Tomarse un desnudo -ya sea un autorretrato, en la intimidad de tu habitación o enfrentarte a la cámara de alguien más, en esa vulnerabilidad de la piel- siempre será un reto. Un desafío a la natural timidez, al temor, a esa idea cultural que señala al cuerpo como un límite restringido de lo que se considera correcto, comprensible, abierto a interpretación. La simple sensación de desvestirte, de despojarte una a una de esas capas de protección que te envuelven y te aíslan de lo cotidiano, de la imagen que creas sobre ti mismo y muestras como propia, requiere de una firme voluntad de afrontar esa angustia de encontrarte expuesto a la interpretación y a la mirada del mundo.

Hablamos de mostrar todo lo que ocultamos tan a menudo: la piel que cuelga, las diminutas cicatrices, esas pequeñas regiones de la geografía corporal que nos avergüenzan.
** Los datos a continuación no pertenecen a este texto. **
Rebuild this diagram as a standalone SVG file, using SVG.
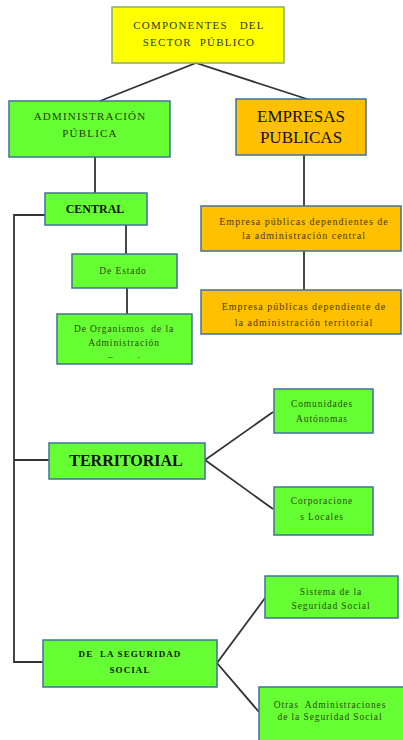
<svg xmlns="http://www.w3.org/2000/svg" width="403" height="740" viewBox="0 0 403 740">
<style>
.g{fill:#66FF33;stroke:#41719C;stroke-width:1.5}
.o{fill:#FFC000;stroke:#41719C;stroke-width:1.5}
.y{fill:#FFFF00;stroke:#8FAA6E;stroke-width:1.5}
text{font-family:"Liberation Serif","Times New Roman",serif;text-anchor:middle;dominant-baseline:central}
.t11{font-size:11px;fill:#2a3a10;letter-spacing:1.2px}
.s{font-size:9.5px;letter-spacing:0.9px;fill:#2a4a14}
.so{font-size:10px;letter-spacing:1px;fill:#4a3a00}
.b{font-weight:bold;fill:#111}
.c{stroke:#333;stroke-width:1.8;fill:none}
</style>
<defs>
<clipPath id="clipOrg"><rect x="57" y="314" width="135" height="44"/></clipPath>
</defs>
<g id="connectors">
<polyline class="c" points="100,101 196,63 310,100"/>
<line class="c" x1="95" y1="157" x2="95" y2="193"/>
<polyline class="c" points="45,215 14,215 14,662 43,662"/>
<line class="c" x1="14" y1="460" x2="49" y2="460"/>
<line class="c" x1="126" y1="225" x2="126" y2="254"/>
<line class="c" x1="127" y1="288" x2="127" y2="314"/>
<line class="c" x1="304" y1="155" x2="304" y2="206"/>
<line class="c" x1="304" y1="251" x2="304" y2="290"/>
<polyline class="c" points="273,412 205,460 273,509"/>
<polyline class="c" points="265,598 217,663 259,712"/>
</g>
<g id="componentes">
<rect class="y" x="112" y="7" width="172" height="56"/>
<text class="t11" x="199" y="25" xml:space="preserve" letter-spacing="1.4">COMPONENTES   DEL</text>
<text class="t11" x="199" y="42" xml:space="preserve" letter-spacing="1.4">SECTOR  PÚBLICO</text>
</g>
<g id="administracion">
<rect class="g" x="9" y="101" width="161" height="56"/>
<text class="t11" x="90" y="116" fill="#1f4a10">ADMINISTRACIÓN</text>
<text class="t11" x="90" y="133">PÚBLICA</text>
</g>
<g id="empresas">
<rect class="o" x="236" y="99" width="130" height="56"/>
<text x="301" y="116" font-size="17" fill="#111">EMPRESAS</text>
<text x="301" y="137" font-size="17" fill="#111">PUBLICAS</text>
</g>
<g id="central">
<rect class="g" x="45" y="193" width="102" height="32"/>
<text class="b" x="95" y="209" font-size="12">CENTRAL</text>
</g>
<g id="emp-central">
<rect class="o" x="201" y="206" width="200" height="45"/>
<text class="so" x="304" y="221">Empresa públicas dependientes de</text>
<text class="so" x="304" y="235">la administración central</text>
</g>
<g id="emp-territorial">
<rect class="o" x="201" y="290" width="200" height="44"/>
<text class="so" x="304" y="306">Empresa públicas dependiente de</text>
<text class="so" x="304" y="322">la administración territorial</text>
</g>
<g id="estado">
<rect class="g" x="72" y="254" width="105" height="34"/>
<text class="s" x="123" y="271">De Estado</text>
</g>
<g id="organismos">
<rect class="g" x="57" y="314" width="135" height="50"/>
<text class="s" x="124" y="329" xml:space="preserve">De Organismos  de la</text>
<text class="s" x="124" y="343">Administración</text>
<text class="s" x="124" y="361" clip-path="url(#clipOrg)">Central</text>
</g>
<g id="territorial">
<rect class="g" x="49" y="443" width="156" height="36"/>
<text class="b" x="126" y="460" font-size="16">TERRITORIAL</text>
</g>
<g id="comunidades">
<rect class="g" x="274" y="389" width="99" height="44"/>
<text class="s" x="322" y="404">Comunidades</text>
<text class="s" x="322" y="419">Autónomas</text>
</g>
<g id="corporaciones">
<rect class="g" x="274" y="487" width="99" height="48"/>
<text class="s" x="322" y="501">Corporacione</text>
<text class="s" x="322" y="517">s Locales</text>
</g>
<g id="seguridad">
<rect class="g" x="43" y="640" width="174" height="47"/>
<text class="b" x="130" y="654" font-size="9" letter-spacing="1.1" xml:space="preserve">DE  LA SEGURIDAD</text>
<text class="b" x="130" y="670" font-size="9" letter-spacing="1.1">SOCIAL</text>
</g>
<g id="sistema">
<rect class="g" x="265" y="576" width="133" height="42"/>
<text class="s" x="331" y="592">Sistema de la</text>
<text class="s" x="331" y="606">Seguridad Social</text>
</g>
<g id="otras">
<rect class="g" x="259" y="687" width="146" height="60"/>
<text class="s" x="330" y="705" xml:space="preserve">Otras  Administraciones</text>
<text class="s" x="330" y="717">de la Seguridad Social</text>
</g>
</svg>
Toda esa ternura de la fragilidad del cuerpo humano, bien a la vista, evidente, sin nada que pueda disimular o atenuar el leve terror que produce tu propio cuerpo.

Y quizás eso sea el misterio, la belleza cristalina de cualquier desnudo, incluso los más inexpertos, los más sutiles, los más personales: liberarte de tu propia idea del yo, abrir un espacio amplio y complejo sobre la identidad, lo que comprendes sobre ella, y lo que creas a medida que avanzas cada vez más profundamente hacia esa región de tu mente donde eres solo la imagen de tus propios temores y esperanzas.

Porque de eso se trata un desnudo: de mostrar esa delicadeza, tan quebradiza y abierta a todo tipo de interpretación.

No es casual que el desnudo represente estados del espíritu por completo extremos: tanto como la belleza extrema, la pureza, la ternura, la fuerza; como el pecado, la ignominia, la tentación. No hay método de tortura más humillante que someter a la víctima a la desnudez forzada. No hay mayor sensación de libertad -de nuevo la palabra libertad- que arrojarte al mar desnudo, con los brazos abiertos. No hay mayor temor que desnudarte frente a un médico. No hay mayor intimidad que esa primera vez que te quitas la ropa frente a tu pareja. No hay mayor dolor que mirarte en el espejo y que no te guste lo que ves.

Al final del camino, la desnudez representa el sufrimiento más profundo, la belleza más excelsa, el pensamiento más inquietante, el deseo más furtivo, la alegría más plena. Porque el cuerpo, como ágora de tu memoria y templo de tus pasiones y de tu historia personal, es la mayor muestra de tus ideas y pensamientos.